With the Beijing Winter Games ending Sunday, Japan will turn its attention to discovering young athletes with disabilities who have the potential to become future Paralympic medalists.

But Japan is grappling with challenges in the talent identification process as it looks to help young athletes with impairments find a path into sports and then onwards to the Paralympic podium.

Lack of accessibility in sports facilities and infrastructure limits the involvement of individuals with disabilities in sports, making it tough for athletes to find a safe and supporting environment to jump-start their sporting careers at an early age.

If gyms and swimming pools that are friendly to the impaired are hard to find in Japan, finding snow and ice sport programs for people with a range of disabilities and mobility issues that offer adaptive equipment, qualified instruction and competition can be even harder.

While sport can be an important vehicle for the disabled to gain a foothold in their community, it requires a high level of commitment from all concerned to deliver the ultimate success.

"It's very difficult to identify and develop athletic talent. Athletes and their parents need to be fully committed," said Kuniko Obinata, a representative of the Japan Para-Ski Federation.

The Tokyo Summer Paralympics featured 4,400 athletes who competed in 537 medal events, compared with 564 athletes and 78 medal events at the Beijing Winter Paralympics.

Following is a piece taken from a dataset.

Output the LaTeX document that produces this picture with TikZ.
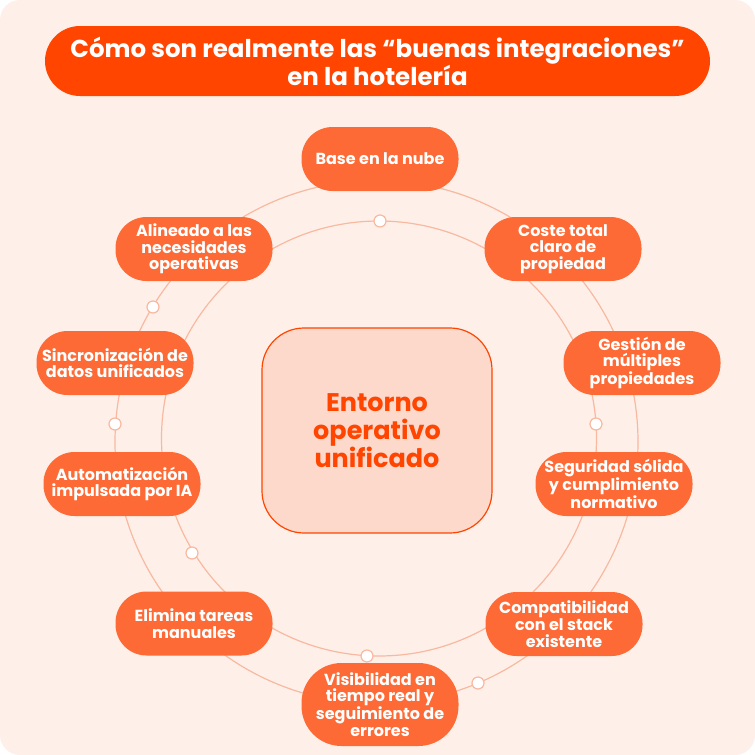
\documentclass[tikz,border=0pt]{standalone}
\usepackage{fontspec}
\setmainfont{Poppins}[BoldFont={Poppins Bold}]
\usetikzlibrary{positioning}
\definecolor{BgPeach}{RGB}{254,240,233}
\definecolor{TitleRed}{RGB}{255,69,0}
\definecolor{HotelOrange}{RGB}{254,106,53}
\definecolor{RingSalmon}{RGB}{249,184,160}
\definecolor{HubFill}{RGB}{253,217,204}
\begin{document}
\begin{tikzpicture}[x=1pt,y=-1pt,
  pill/.style={fill=HotelOrange,text=white,font=\fontsize{16}{16.7}\selectfont\bfseries,align=center,minimum width=157pt,minimum height=64pt,rounded corners=31pt,inner sep=0pt},
  ring/.style={draw=RingSalmon,line width=1.2pt},
  knot/.style={circle,draw=RingSalmon,fill=white,line width=1.2pt,minimum size=12pt,inner sep=0pt}
]
  % page
  \useasboundingbox (0,0) rectangle (755,755);
  \fill[white] (0,0) rectangle (755,755);
  \fill[BgPeach,rounded corners=20pt] (0,0) rectangle (755,755);

  % title
  \node[fill=TitleRed,text=white,font=\fontsize{24.5}{25}\selectfont\bfseries,align=center,minimum width=665pt,minimum height=70pt,rounded corners=35pt,inner sep=0pt] (title) at (377.5,61) {Cómo son realmente las “buenas integraciones”\\en la hotelería};

  % rings
  \draw[ring] (376.5,442) circle[radius=261.5pt];
  \draw[ring] (379,438.5) circle[radius=217.5pt];
  \node[knot] (k1) at (380,221) {};
  \node[knot] (k2) at (596,424) {};
  \node[knot] (k3) at (192,553) {};
  \node[knot] (k4) at (367,656) {};
  \node[knot] (k5) at (115,424) {};
  \node[knot] (k6) at (153,307) {};
  \node[knot] (k7) at (478,683) {};

  % hub
  \node[fill=HubFill,draw=TitleRed,line width=1.2pt,text=TitleRed,font=\fontsize{25.5}{28}\selectfont\bfseries,align=center,minimum width=230pt,minimum height=205pt,rounded corners=42pt] (hub) at (377,430.5) {Entorno\\operativo\\unificado};

  % ring nodes
  \node[pill] (nube) at (380,159) {Base en la nube};
  \node[pill] (coste) at (563,249) {Coste total\\claro de\\propiedad};
  \node[pill] (multi) at (642,363) {Gestión de\\múltiples\\propiedades};
  \node[pill] (segur) at (614,484) {Seguridad sólida\\y cumplimiento\\normativo};
  \node[pill] (compat) at (564,624) {Compatibilidad\\con el stack\\existente};
  \node[pill,minimum height=83pt,rounded corners=40pt] (visib) at (380,704.5) {Visibilidad en\\tiempo real y\\seguimiento de\\errores};
  \node[pill] (elimina) at (194,623.5) {Elimina tareas\\manuales};
  \node[pill] (autom) at (122,484) {Automatización\\impulsada por IA};
  \node[pill] (sincro) at (115,363) {Sincronización de\\datos unificados};
  \node[pill] (alinea) at (194,249) {Alineado a las\\necesidades\\operativas};
\end{tikzpicture}
\end{document}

The youngest of the three Japanese to win a medal in Beijing was 21-year-old cross-country skier Taiki Kawayoke. The others went to 25-year-old Momoka Muraoka and 41-year-old Taiki Morii, both Alpine sit-skiers.

Countries that are dedicating more resources to support disability sports are reaping the benefits.

Alpine skiers Alexandra Rexova of Slovakia, who struck gold in the women's super-G vision impaired, and Johannes Aigner of Austria, who captured five medals in the vision impaired class, including two gold, are both 16 years old.

China, Germany and Great Britain also had gold medalists under the age of 20.

International Paralympic Committee spokesperson Craig Spence said at the IPC's news conference on Thursday that young athletes have stolen the show in both Paralympics in Beijing and Tokyo.

"Here, and it was the same in Tokyo, young, up-and-coming athletes are dominating the podium. This is tremendous for the Paralympic Games and the Paralympic Movement," he said.

Spence said the Paralympics have been getting more coverage on TV in the last two decades, inspiring a new generation of para athletes to take on new adventures. At the time of the 2030 Games, for which Sapporo has a strong chance to win the bidding, interest will have increased even more.

"Huge credit needs to go to our National Paralympic Committees and International Federations for developing such talent," Spence said.

The start of a new Paralympic cycle offers a fresh chance for individuals and nations to look ahead and identify talent. Most countries attempt to develop systems that identify gifted athletes and promote their development.

After the unprecedented Tokyo Games postponement and the quick turnaround for Beijing, the Olympic and Paralympic circus will return to taking place every two years, starting with Paris, in the summer of 2024. Milan-Cortina in Italy will host the 2026 Winter Games.

Looking ahead to a possible time when it is again a Paralympic host, Japan needs to set more ambitious plans to boost the nation's winter sport talent pool and secure the future of Paralympic sports at home.